Both portions of the device look and feel sturdy on their own, as well. The keyboard dock is stiff as a board and panel gaps are small, which makes the Trio feel fit to handle rough-and-tumble travel. Materials consist of a silver metal exterior and silver plastic interior, and while both look a bit plain, everything about the device’s construction is thick and sturdy.

That’s also a downside, however, particularly for the tablet. While the device’s 1.5 pound weight doesn’t seem like much on paper, it’s four-tenths of a pound heavier than the new Samsung Galaxy Note 10.1 and 50% heavier than the iPad Air. The difference is noticeable at first, and becomes more troublesome the longer you use the tablet. Asus has given the slate large bezels, making it awkward to hold.

Most of the Trio’s ports are on the keyboard dock, and includes two USB 3.0, mini DisplayPort, mini-HDMI, and a combo headphone/microphone jack. Remove the tablet, and you’ll find a MicroSD card slot, a mini-USB port and a headphone jack. However, these options are available only when the tablet is used separately from the keyboard because the latter obstructs them when docked.

Agh! Why did that happen?

By mashing a tablet and a keyboard together, it couldn’t have been easy to fit a decent set of keys on the dock. While the Trio’s keyboard offers reasonably good tactile feel, individual keys are quite small, which leads to frequent typing errors. There are also a few quirks; the power button, for example, is right above the backspace key, and we accidentally put the PC to sleep more than once.

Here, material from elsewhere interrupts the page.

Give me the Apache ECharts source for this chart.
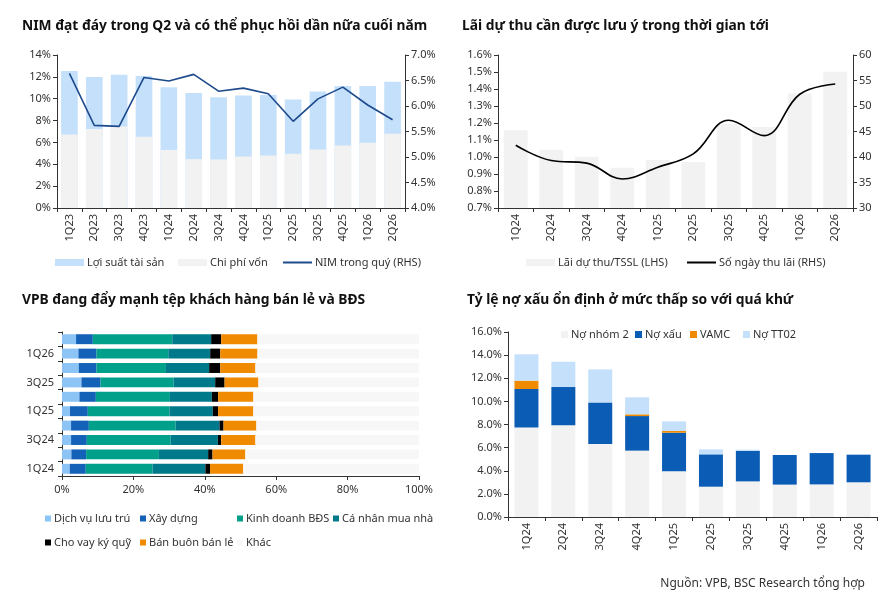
<!DOCTYPE html>
<html>
<head>
<meta charset="utf-8">
<script src="https://cdn.jsdelivr.net/npm/echarts@6/dist/echarts.min.js"></script>
<style>
  html, body { margin: 0; padding: 0; background: #fff; }
  #chart { width: 887px; height: 601px; }
</style>
</head>
<body>
<div id="chart"></div>
<script>
// Biểu đồ 1: NIM
const nimCats = ['1Q23', '2Q23', '3Q23', '4Q23', '1Q24', '2Q24', '3Q24', '4Q24', '1Q25', '2Q25', '3Q25', '4Q25', '1Q26', '2Q26'];
const assetYield = [12.54, 11.99, 12.2, 12.08, 11.05, 10.53, 10.13, 10.29, 10.35, 9.92, 10.65, 11.17, 11.17, 11.56];
const fundingCost = [6.73, 7.24, 7.46, 6.51, 5.30, 4.47, 4.44, 4.72, 4.81, 4.96, 5.36, 5.72, 5.96, 6.79];
const nimQuarter = [6.64, 5.62, 5.60, 6.56, 6.49, 6.62, 6.29, 6.35, 6.24, 5.70, 6.14, 6.37, 6.02, 5.73];

// Biểu đồ 2: lãi dự thu
const accrCats = ['1Q24', '2Q24', '3Q24', '4Q24', '1Q25', '2Q25', '3Q25', '4Q25', '1Q26', '2Q26'];
const accruedRatio = [1.158, 1.042, 1.001, 0.937, 0.982, 0.970, 1.195, 1.177, 1.373, 1.502];
const interestDays = [42.3, 39.3, 38.8, 35.7, 38.0, 40.6, 47.2, 44.2, 52.3, 54.3];

// Biểu đồ 3: cơ cấu cho vay (từ 1Q24 đến 2Q26)
const loanCats = ['1Q24', '2Q24', '3Q24', '4Q24', '1Q25', '2Q25', '3Q25', '4Q25', '1Q26', '2Q26'];
const loanLodging = [2.16, 2.63, 2.54, 2.54, 2.25, 4.88, 5.45, 4.69, 4.6, 3.94];
const loanConstruction = [4.5, 4.13, 4.41, 4.98, 4.98, 4.6, 5.35, 4.98, 5.07, 4.69];
const loanRealEstate = [18.7, 20.38, 23.47, 24.3, 22.9, 20.75, 20.47, 19.44, 20.1, 22.25];
const loanHome = [14.8, 13.8, 13.24, 12.3, 12.1, 11.74, 11.64, 12.11, 11.74, 10.9];
const loanMargin = [1.31, 1.22, 0.94, 1.13, 1.5, 1.78, 2.63, 3.1, 2.82, 2.82];
const loanTrade = [9.3, 9.2, 9.58, 9.2, 9.86, 9.86, 9.48, 9.86, 10.42, 10.14];
const loanOther = [49.2, 48.6, 45.8, 45.55, 46.4, 46.4, 45.0, 45.8, 45.25, 45.3];

// Biểu đồ 4: nợ xấu
const npCats = ['1Q24', '2Q24', '3Q24', '4Q24', '1Q25', '2Q25', '3Q25', '4Q25', '1Q26', '2Q26'];
const group2 = [7.75, 7.93, 6.31, 5.74, 3.95, 2.62, 3.08, 2.8, 2.82, 3.0];
const badDebt = [3.32, 3.31, 3.6, 2.99, 3.34, 2.8, 2.63, 2.56, 2.71, 2.39];
const vamc = [0.72, 0, 0, 0.15, 0.15, 0, 0, 0, 0, 0];
const tt02 = [2.28, 2.19, 2.85, 1.47, 0.83, 0.43, 0.11, 0, 0, 0];

const FONT = 'Noto Sans';
const TXT = '#333';
const AX = '#333';

const axisLine = { show: true, lineStyle: { color: AX, width: 1 } };
const axisTick = { show: true, length: 4, lineStyle: { color: AX } };
const labelStyle = { color: TXT, fontSize: 11, fontFamily: FONT };

function legendItem(name, left, top, w, h) {
  return {
    data: [name], left: left, top: top, padding: 0,
    icon: 'rect', itemWidth: w, itemHeight: h, itemGap: 0,
    selectedMode: false,
    textStyle: { color: TXT, fontSize: 11, fontFamily: FONT, padding: [0, 0, 0, -2] }
  };
}

function catAxis(grid, data, extra) {
  return Object.assign({
    type: 'category', gridIndex: grid, data: data,
    axisLine: axisLine, axisTick: Object.assign({ interval: 0 }, axisTick),
    axisLabel: Object.assign({ rotate: 90, margin: 6, interval: 0 }, labelStyle),
    splitLine: { show: false }
  }, extra || {});
}

function valAxis(grid, min, max, interval, fmt, extra) {
  return Object.assign({
    type: 'value', gridIndex: grid, min: min, max: max, interval: interval,
    axisLine: axisLine, axisTick: axisTick,
    axisLabel: Object.assign({ formatter: fmt, margin: 6 }, labelStyle),
    splitLine: { show: false }
  }, extra || {});
}

const titleStyle = { color: '#111', fontSize: 13.8, fontWeight: 'bold', fontFamily: FONT };

const option = {
  backgroundColor: '#fff',
  animation: false,
  title: [
    { text: 'NIM đạt đáy trong Q2 và có thể phục hồi dần nữa cuối năm', left: 22, top: 19, padding: 0, textStyle: titleStyle },
    { text: 'Lãi dự thu cần được lưu ý trong thời gian tới', left: 462, top: 19, padding: 0, textStyle: titleStyle },
    { text: 'VPB đang đẩy mạnh tệp khách hàng bán lẻ và BĐS', left: 22, top: 293, padding: 0, textStyle: titleStyle },
    { text: 'Tỷ lệ nợ xấu ổn định ở mức thấp so với quá khứ', left: 467, top: 293, padding: 0, textStyle: titleStyle },
    { text: 'Nguồn: VPB, BSC Research tổng hợp', right: 22, top: 578, padding: 0,
      textStyle: { color: TXT, fontSize: 12, fontWeight: 'normal', fontFamily: FONT } }
  ],
  legend: [
    legendItem('Lợi suất tài sản', 55, 257, 29, 7),
    legendItem('Chi phí vốn', 178, 257, 29, 7),
    legendItem('NIM trong quý (RHS)', 283, 257, 29, 2),
    legendItem('Lãi dự thu/TSSL (LHS)', 526, 257, 29, 7),
    legendItem('Số ngày thu lãi (RHS)', 687, 257, 29, 2),
    legendItem('Dịch vụ lưu trú', 45, 513, 6, 6),
    legendItem('Xây dựng', 140, 513, 6, 6),
    legendItem('Kinh doanh BĐS', 237, 513, 6, 6),
    legendItem('Cá nhân mua nhà', 333, 513, 6, 6),
    legendItem('Cho vay ký quỹ', 45, 537, 6, 6),
    legendItem('Bán buôn bán lẻ', 140, 537, 6, 6),
    legendItem('Khác', 237, 537, 6, 6),
    legendItem('Nợ nhóm 2', 561, 329, 7, 7),
    legendItem('Nợ xấu', 635, 329, 7, 7),
    legendItem('VAMC', 690, 329, 7, 7),
    legendItem('Nợ TT02', 743, 329, 7, 7)
  ],
  grid: [
    { left: 57, right: 482, top: 55, bottom: 393 },
    { left: 498, right: 34, top: 55, bottom: 393 },
    { left: 62, right: 468, top: 332, bottom: 125 },
    { left: 508, right: 10, top: 332, bottom: 84 }
  ],
  xAxis: [
    catAxis(0, nimCats),
    catAxis(1, accrCats),
    valAxis(2, 0, 100, 20, '{value}%', { axisLabel: Object.assign({ formatter: '{value}%', margin: 8 }, labelStyle) }),
    catAxis(3, npCats)
  ],
  yAxis: [
    valAxis(0, 0, 14, 2, '{value}%'),
    valAxis(0, 4, 7, 0.5, v => v.toFixed(1) + '%', { position: 'right' }),
    valAxis(1, 0.7, 1.6, 0.1, v => v.toFixed(1) + '%'),
    valAxis(1, 30, 60, 5, '{value}', { position: 'right' }),
    catAxis(2, loanCats, {
      axisLabel: Object.assign({ rotate: 0, margin: 8, interval: 1 }, labelStyle),
      axisTick: Object.assign({ interval: 0 }, axisTick)
    }),
    valAxis(3, 0, 16, 2, v => v.toFixed(1) + '%')
  ],
  series: [
    { name: 'Lợi suất tài sản', type: 'bar', xAxisIndex: 0, yAxisIndex: 0, data: assetYield,
      itemStyle: { color: '#c5e0fa' }, barCategoryGap: '33%', barGap: '-100%' },
    { name: 'Chi phí vốn', type: 'bar', xAxisIndex: 0, yAxisIndex: 0, data: fundingCost,
      itemStyle: { color: '#f2f2f2' }, barCategoryGap: '33%', barGap: '-100%' },
    { name: 'NIM trong quý (RHS)', type: 'line', xAxisIndex: 0, yAxisIndex: 1, data: nimQuarter,
      symbol: 'none', lineStyle: { color: '#1d4a8c', width: 1.6 }, itemStyle: { color: '#1d4a8c' } },

    { name: 'Lãi dự thu/TSSL (LHS)', type: 'bar', xAxisIndex: 1, yAxisIndex: 2, data: accruedRatio,
      itemStyle: { color: '#f2f2f2' }, barCategoryGap: '33%' },
    { name: 'Số ngày thu lãi (RHS)', type: 'line', xAxisIndex: 1, yAxisIndex: 3, data: interestDays,
      symbol: 'none', smooth: 0.4, lineStyle: { color: '#000', width: 1.6 }, itemStyle: { color: '#000' } },

    { name: 'Dịch vụ lưu trú', type: 'bar', stack: 'loan', xAxisIndex: 2, yAxisIndex: 4, data: loanLodging,
      itemStyle: { color: '#8cc4f5' }, barCategoryGap: '31%' },
    { name: 'Xây dựng', type: 'bar', stack: 'loan', xAxisIndex: 2, yAxisIndex: 4, data: loanConstruction,
      itemStyle: { color: '#1461b8' }, barCategoryGap: '31%' },
    { name: 'Kinh doanh BĐS', type: 'bar', stack: 'loan', xAxisIndex: 2, yAxisIndex: 4, data: loanRealEstate,
      itemStyle: { color: '#00a08a' }, barCategoryGap: '31%' },
    { name: 'Cá nhân mua nhà', type: 'bar', stack: 'loan', xAxisIndex: 2, yAxisIndex: 4, data: loanHome,
      itemStyle: { color: '#00798a' }, barCategoryGap: '31%' },
    { name: 'Cho vay ký quỹ', type: 'bar', stack: 'loan', xAxisIndex: 2, yAxisIndex: 4, data: loanMargin,
      itemStyle: { color: '#000000' }, barCategoryGap: '31%' },
    { name: 'Bán buôn bán lẻ', type: 'bar', stack: 'loan', xAxisIndex: 2, yAxisIndex: 4, data: loanTrade,
      itemStyle: { color: '#f08a00' }, barCategoryGap: '31%' },
    { name: 'Khác', type: 'bar', stack: 'loan', xAxisIndex: 2, yAxisIndex: 4, data: loanOther,
      itemStyle: { color: '#f7f7f7' }, barCategoryGap: '31%' },

    { name: 'Nợ nhóm 2', type: 'bar', stack: 'npl', xAxisIndex: 3, yAxisIndex: 5, data: group2,
      itemStyle: { color: '#f2f2f2' }, barCategoryGap: '35%' },
    { name: 'Nợ xấu', type: 'bar', stack: 'npl', xAxisIndex: 3, yAxisIndex: 5, data: badDebt,
      itemStyle: { color: '#0b5cb4' }, barCategoryGap: '35%' },
    { name: 'VAMC', type: 'bar', stack: 'npl', xAxisIndex: 3, yAxisIndex: 5, data: vamc,
      itemStyle: { color: '#f08a00' }, barCategoryGap: '35%' },
    { name: 'Nợ TT02', type: 'bar', stack: 'npl', xAxisIndex: 3, yAxisIndex: 5, data: tt02,
      itemStyle: { color: '#c5e0fa' }, barCategoryGap: '35%' }
  ]
};

const chart = echarts.init(document.getElementById('chart'));
chart.setOption(option);
</script>
</body>
</html>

Everyone knows that Android, not Windows, is the OS you really want on a tablet.

Keyboard backlight is absent, which is an obvious deal-breaker for people who work in the dark. The exclusion of this feature is understandable given how much hardware Asus has crammed into the tiny keyboard base, but that doesn’t change the fact that more competitors offer it at this price point.

The real frustration lies with the touchpad. It’s fidgety, sensitive, senses taps and gestures that don’t occur, and is a source of constant frustration. Eventually we gave up entirely, turned if off, and used the touchscreen instead. This worked well enough because the small keyboard dock puts the screen close to the user, but the fact that we switched to it says volumes about the touchpad.

A blaze of glory

We were nearly blinded by the Trio’s incredibly bright display, which blazes at over 360 lux. Though a few laptops, like the Dell XPS 15, are even more brilliant at maximum, the Trio is configured more aggressively. The default setting is almost too bright, particularly in a dark room.

Once we adjusted the backlight, we found the screen to be a pleasure to use. However, we stop short of calling it exceptional. Our tests indicate that the display can handle 96 perecent of the sRGB gamut while managing a contrast ratio of 600:1. Both figures are respectable, but can’t match leaders like the Acer Aspire R7, which boasts a ratio of 780:1.

Black levels are the display’s only noticeable weakness. Dark areas never look dimmer than a hazy gray, which saps movies and games of some depth. However, the Trio is still an acceptable performer in this regard, and only looks sub-par if put up against stand-outs like the Acer Aspire R7.

It’s a good thing that the display is one of the Trio’s redeeming qualities, because the speakers aren’t. Distortion becomes evident even at moderate volume when bass-heavy music is played. Even dialogue, when spoken with a deep voice, can muddy the mid-range and rattle portions of the chassis. Headphones or external speakers are highly recommended.